Edward was the son of Ethelbert the Unready (or Ethelred III), king of the
English, and Emma, sister of Duke Richard I of Normandy. After Edward's
father was defeated by the Danes under Sweyn and his son Canute, Edward and
his mother fled to Normandy in 1013. Canute remained in England and in 1016
married Emma, who had returned to England after Ethelred's death.
Edward spent his life from age ten until 1041 in exile in Normandy,
returning to England only when Canute the Great died. The following year he
succeeded to the throne with the support of Earl Godwin, when his
half-brother Hardicanute died.
His elder brother Alfred, had been brutally murdered by Godwin, Earl of
Kent. Nevertheless, for reasons of state, in 1044 Edward married Godwin's
daughter Edith, who turned out to be the opposite of her father.
Edward's reign was outwardly peaceful and he was a peace-loving man; but he
had to contend with the ambitious and powerful Godwin's opposition and other
grave difficulties (rivalry between Norman and Saxon courtiers), and he did
so with a determination that hardly supports the common picture of Edward as
a tame and ineffectual ruler. His was a good ruler and remitted odious
His anonymous contemporary biographer gives a convincing portrait of him in
his old age that has obscured the evidence concerning his middle life. The
chronicler as that though physically tall and strong, Edward was unambitious
and somewhat lacking in energy, and it seems that his character and
temperament were more suited to the cloister than to the throne.
When Robert, the former abbot of Jumieges whom he had brought with him from
Normandy and had promoted to the archbishop of Canterbury in 1051, declared
Godwin to be an outlaw, Edward did little to support him. Godwin took refuge
in Flanders but returned the following year with a fleet ready to lead a
rebellion.
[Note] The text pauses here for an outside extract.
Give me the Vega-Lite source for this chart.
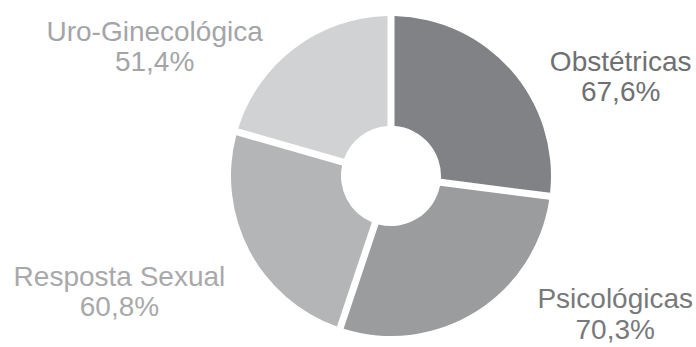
{
  "$schema": "https://vega.github.io/schema/vega-lite/v6.json",
  "width": 610,
  "height": 340,
  "padding": {"left": 86, "top": 6, "right": 0, "bottom": 0},
  "autosize": {"type": "none"},
  "background": "white",
  "data": {
    "values": [
      {"categoria": "Obstétricas", "valor": 67.6, "rotulo": "67,6%"},
      {"categoria": "Psicológicas", "valor": 70.3, "rotulo": "70,3%"},
      {"categoria": "Resposta Sexual", "valor": 60.8, "rotulo": "60,8%"},
      {"categoria": "Uro-Ginecológica", "valor": 51.4, "rotulo": "51,4%"}
    ]
  },
  "encoding": {
    "theta": {"field": "valor", "type": "quantitative", "stack": true}
  },
  "layer": [
    {
      "mark": {"type": "arc", "innerRadius": 50, "outerRadius": 160, "padAngle": 0.042},
      "encoding": {
        "color": {
          "field": "categoria", "type": "nominal", "legend": null,
          "scale": {
            "domain": ["Obstétricas", "Psicológicas", "Resposta Sexual", "Uro-Ginecológica"],
            "range": ["#818285", "#9b9c9e", "#b4b5b7", "#d1d2d4"]
          }
        }
      }
    },
    {
      "mark": {
        "type": "text", "radius": 230, "font": "Liberation Sans", "fontSize": 28,
        "align": "center", "baseline": "alphabetic",
        "dx": {"expr": "datum.categoria === 'Obstétricas' ? 57 : datum.categoria === 'Psicológicas' ? 102 : datum.categoria === 'Resposta Sexual' ? -68 : -98"},
        "dy": {"expr": "datum.categoria === 'Obstétricas' ? 47 : datum.categoria === 'Psicológicas' ? -63 : datum.categoria === 'Resposta Sexual' ? 3 : 49"}
      },
      "encoding": {
        "text": {"field": "categoria"},
        "color": {
          "field": "categoria", "type": "nominal", "legend": null,
          "scale": {
            "domain": ["Obstétricas", "Psicológicas", "Resposta Sexual", "Uro-Ginecológica"],
            "range": ["#6f7072", "#78797b", "#a9a9ab", "#a4a5a7"]
          }
        }
      }
    },
    {
      "mark": {
        "type": "text", "radius": 230, "font": "Liberation Sans", "fontSize": 28,
        "align": "center", "baseline": "alphabetic",
        "dx": {"expr": "datum.categoria === 'Obstétricas' ? 57 : datum.categoria === 'Psicológicas' ? 102 : datum.categoria === 'Resposta Sexual' ? -68 : -98"},
        "dy": {"expr": "datum.categoria === 'Obstétricas' ? 77 : datum.categoria === 'Psicológicas' ? -32 : datum.categoria === 'Resposta Sexual' ? 33 : 79"}
      },
      "encoding": {
        "text": {"field": "rotulo"},
        "color": {
          "field": "categoria", "type": "nominal", "legend": null,
          "scale": {
            "domain": ["Obstétricas", "Psicológicas", "Resposta Sexual", "Uro-Ginecológica"],
            "range": ["#6f7072", "#78797b", "#a9a9ab", "#a4a5a7"]
          }
        }
      }
    }
  ],
  "resolve": {"scale": {"color": "independent"}},
  "config": {"view": {"stroke": null}}
}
Armed revolt was avoided when the two men met and settled their
differences; among them was the archbishop Robert returned to France and was
replaced by Stigand. After Godwin's death in 1053, his son Tostig, earl of
Northumbria, led an unsuccessful revolt and was exiled by Edward to the
continent. On the other hand a chronicler speaks of 'the king's just and
religious administration' and to the people he was 'good King Edward.'
The belief that Edward was a saint was supported by his general reputation
for religious devotion and for generosity to the poor and infirm, by the
relation of a number of miracles and, too, by the assertion that he and his
wife were so ascetic as always to have lived together as brother and sister.
Edward and Edith were certainly childless; but that this was due to
life-long voluntary abstinence is unlikely in the circumstances of their
marriage and is not supported by adequate evidence.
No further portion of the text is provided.